▶ _What you are asked to do_
Search the records below for the word "chart" and show every line where it occurs.
### Entries ###
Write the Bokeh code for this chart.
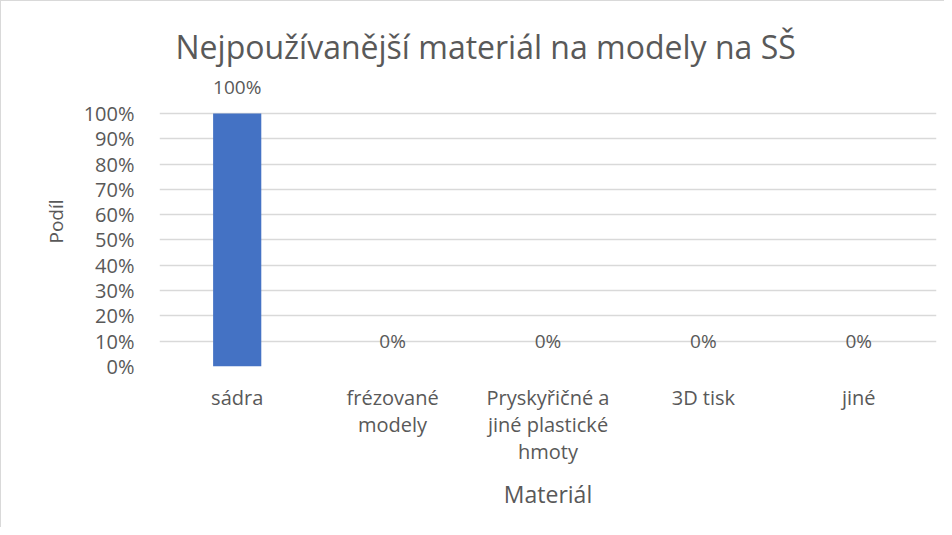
from bokeh.plotting import figure
from bokeh.models import ColumnDataSource, LabelSet, NumeralTickFormatter, FixedTicker, Title
from bokeh.core.properties import value
from bokeh.embed import file_html
from bokeh.resources import INLINE

categories = ["sádra", "frézované\nmodely", "Pryskyřičné a\njiné plastické\nhmoty", "3D tisk", "jiné"]
shares = [1.0, 0.0, 0.0, 0.0, 0.0]
y_ticks = [0.0, 0.1, 0.2, 0.3, 0.4, 0.5, 0.6, 0.7, 0.8, 0.9, 1.0]
title_text = "Nejpoužívanější materiál na modely na SŠ"
x_label = "Materiál"
y_label = "Podíl"

FONT = "Open Sans"
TXT = "#595959"

src = ColumnDataSource(dict(cat=categories, val=shares,
                            lab=[f"{v:.0%}" for v in shares]))

# headroom above 100% so that the data label of the top bar is not clipped
p = figure(x_range=categories, y_range=(0, 1.146), width=944, height=527,
           output_backend="svg", toolbar_location=None,
           min_border_left=158, min_border_right=9, min_border_top=75, min_border_bottom=162)
p.styles = {"border-left": "1px solid #d9d9d9", "border-top": "1px solid #d9d9d9"}

p.vbar(x="cat", top="val", width=0.31, source=src, fill_color="#4472c4", line_color=None)

labels = LabelSet(x="cat", y="val", text="lab", source=src, y_offset=19,
                  text_align="center", text_baseline="alphabetic",
                  text_font_size=value("19px"), text_color=value(TXT), text_font=value(FONT))
p.add_layout(labels)

t = Title(text=title_text, align="left", offset=16, text_font_size="32px",
          text_color=TXT, text_font=FONT, text_font_style="normal", standoff=17)
p.add_layout(t, "above")

p.outline_line_color = None
p.background_fill_color = "white"
p.border_fill_color = "white"
p.xgrid.grid_line_color = None
p.ygrid.grid_line_color = "#d9d9d9"
p.ygrid.grid_line_width = 1.5
p.yaxis.ticker = FixedTicker(ticks=y_ticks)
p.yaxis.formatter = NumeralTickFormatter(format="0%")

for ax in (p.xaxis[0], p.yaxis[0]):
    ax.axis_line_color = None
    ax.major_tick_line_color = None
    ax.minor_tick_line_color = None
    ax.major_label_text_font = FONT
    ax.major_label_text_color = TXT
    ax.axis_label_text_font = FONT
    ax.axis_label_text_color = TXT
    ax.axis_label_text_font_style = "normal"

p.yaxis.major_label_text_font_size = "20px"
p.xaxis.major_label_text_font_size = "20px"
p.xaxis.major_label_text_line_height = 1.0
p.yaxis.axis_label_text_font_size = "19px"
p.xaxis.axis_label_text_font_size = "23px"

p.yaxis.major_label_standoff = 19
p.yaxis.axis_label = y_label
p.yaxis.axis_label_standoff = 12
p.xaxis.axis_label = x_label
p.xaxis.major_label_standoff = 11
p.xaxis.axis_label_standoff = 10

open("out.html", "w").write(file_html(p, INLINE))
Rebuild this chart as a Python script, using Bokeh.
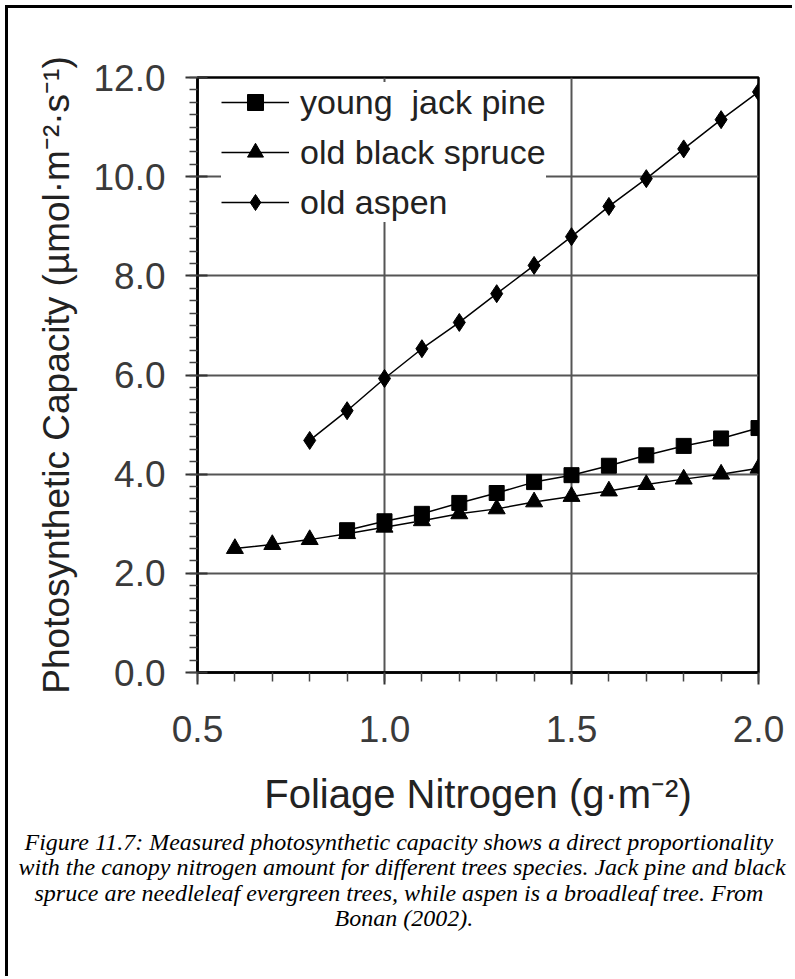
import math
from bokeh.plotting import figure
from bokeh.models import (Range1d, FixedTicker, Legend, LegendItem, Title)
from bokeh.embed import file_html
from bokeh.resources import INLINE

# ---------------- data ----------------
pine_x = [0.9, 1.0, 1.1, 1.2, 1.3, 1.4, 1.5, 1.6, 1.7, 1.8, 1.9, 2.0]
pine_y = [2.87, 3.05, 3.20, 3.42, 3.62, 3.84, 3.98, 4.17, 4.38, 4.57, 4.72, 4.93]

spruce_x = [0.6, 0.7, 0.8, 0.9, 1.0, 1.1, 1.2, 1.3, 1.4, 1.5, 1.6, 1.7, 1.8, 1.9, 2.0]
spruce_y = [2.50, 2.58, 2.68, 2.80, 2.93, 3.06, 3.20, 3.30, 3.44, 3.55, 3.66, 3.79, 3.90, 4.00, 4.12]

aspen_x = [0.8, 0.9, 1.0, 1.1, 1.2, 1.3, 1.4, 1.5, 1.6, 1.7, 1.8, 1.9, 2.0]
aspen_y = [4.68, 5.28, 5.93, 6.53, 7.06, 7.64, 8.21, 8.79, 9.40, 9.96, 10.56, 11.15, 11.71]

series_names = ["young  jack pine", "old black spruce", "old aspen"]

x_ticks = [0.5, 1.0, 1.5, 2.0]
x_tick_labels = ["0.5", "1.0", "1.5", "2.0"]
x_minor_ticks = [0.5, 0.6, 0.7, 0.8, 0.9, 1.0, 1.1, 1.2, 1.3, 1.4, 1.5,
                 1.6, 1.7, 1.8, 1.9, 2.0]
y_ticks = [0, 2, 4, 6, 8, 10, 12]
y_tick_labels = ["0.0", "2.0", "4.0", "6.0", "8.0", "10.0", "12.0"]
y_minor_ticks = [i * 0.25 for i in range(0, 49)]

x_title = "Foliage Nitrogen (g\u00b7m\u207b\u00b2)"
y_title = "Photosynthetic Capacity (\u00b5mol\u00b7m\u207b\u00b2\u00b7s\u207b\u00b9)"
caption_lines = [
    "Figure 11.7: Measured photosynthetic capacity shows a direct proportionality",
    "with the canopy nitrogen amount for different trees species. Jack pine and black",
    "spruce are needleleaf evergreen trees, while aspen is a broadleaf tree. From",
    "Bonan (2002).",
]
caption_left = [24, 18, 34, 334]        # left edge of each caption line on the page
caption_standoff = [16, -22, 18, -24]   # spacing of the stacked caption lines

# ---------------- layout constants ----------------
OX = 8                               # page offset of the figure (margin + border)
W, H = 795 - OX, 979 - OX
FL, FR, FT, FB = 197, 758, 77, 672   # frame edges on the page

p = figure(width=W, height=H, output_backend="svg", toolbar_location=None,
           x_range=Range1d(0.5, 2.0), y_range=Range1d(0, 12),
           min_border_left=FL - OX, min_border_right=795 - FR,
           min_border_top=FT - OX, min_border_bottom=979 - FB)
p.margin = (5, 0, 0, 5)
p.styles = {"border-left": "3px solid black", "border-top": "3px solid black"}
p.background_fill_color = "white"
p.border_fill_color = "white"
p.outline_line_color = "black"
p.outline_line_width = 2.5

# axes
FONT = "Liberation Sans"
xa = p.xaxis[0]
xa.ticker = FixedTicker(ticks=x_ticks, minor_ticks=x_minor_ticks)
xa.major_label_overrides = dict(zip(x_ticks, x_tick_labels))
xa.axis_label = x_title
ya = p.yaxis[0]
ya.ticker = FixedTicker(ticks=y_ticks, minor_ticks=y_minor_ticks)
ya.major_label_overrides = dict(zip(y_ticks, y_tick_labels))
ya.axis_label = y_title

for ax in (xa, ya):
    ax.axis_line_color = "black"
    ax.axis_line_width = 2.5
    ax.major_tick_line_color = "#333333"
    ax.major_tick_line_width = 2
    ax.minor_tick_line_color = "#444444"
    ax.minor_tick_line_width = 1.5
    ax.major_label_text_font = FONT
    ax.major_label_text_font_size = "37px"
    ax.major_label_text_color = "#3a3a3a"
    ax.axis_label_text_font = FONT
    ax.axis_label_text_font_style = "normal"
    ax.axis_label_text_color = "#222222"

xa.major_tick_out = 12
xa.major_tick_in = 0
xa.minor_tick_out = 9
xa.minor_tick_in = 0
xa.major_label_standoff = 31
xa.axis_label_text_font_size = "40px"
xa.axis_label_standoff = 27

ya.major_tick_out = 12
ya.major_tick_in = 10
ya.minor_tick_out = 8
ya.minor_tick_in = 0
ya.major_label_standoff = 20
ya.axis_label_text_font_size = "37px"
ya.axis_label_standoff = 13

# grid
p.xgrid[0].ticker = FixedTicker(ticks=x_ticks)
p.ygrid[0].ticker = FixedTicker(ticks=y_ticks)
for g in (p.xgrid[0], p.ygrid[0]):
    g.grid_line_color = "#555555"
    g.grid_line_width = 2

# series
l1 = p.line(pine_x, pine_y, line_color="black", line_width=1.5)
s1 = p.scatter(pine_x, pine_y, marker="square", size=15, color="black")
l2 = p.line(spruce_x, spruce_y, line_color="black", line_width=1.5)
s2 = p.scatter(spruce_x, spruce_y, marker="triangle", size=17, color="black")
l3 = p.line(aspen_x, aspen_y, line_color="black", line_width=1.5)
s3 = p.scatter(aspen_x, aspen_y, marker="diamond", size=18, color="black")

legend = Legend(items=[
    LegendItem(label=series_names[0], renderers=[l1, s1]),
    LegendItem(label=series_names[1], renderers=[l2, s2]),
    LegendItem(label=series_names[2], renderers=[l3, s3]),
], location=(24, 450), margin=0, padding=5, spacing=10,
   glyph_width=68, glyph_height=40, label_height=40, label_standoff=11,
   label_text_font=FONT, label_text_font_size="34px",
   label_text_color="#222222",
   background_fill_color="white", background_fill_alpha=1.0,
   border_line_color=None)
p.add_layout(legend)

# caption, one title per line below the x axis
for txt, lx, so in zip(caption_lines, caption_left, caption_standoff):
    t = Title(text=txt, align="left", offset=lx - FL,
              text_font="Liberation Serif", text_font_style="italic",
              text_font_size="24px", text_color="black", standoff=so)
    p.add_layout(t, "below")

open("out.html", "w").write(file_html(p, INLINE))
###
▶ _Exercise solution_
Write the Bokeh code for this chart.
Rebuild this chart as a Python script, using Bokeh.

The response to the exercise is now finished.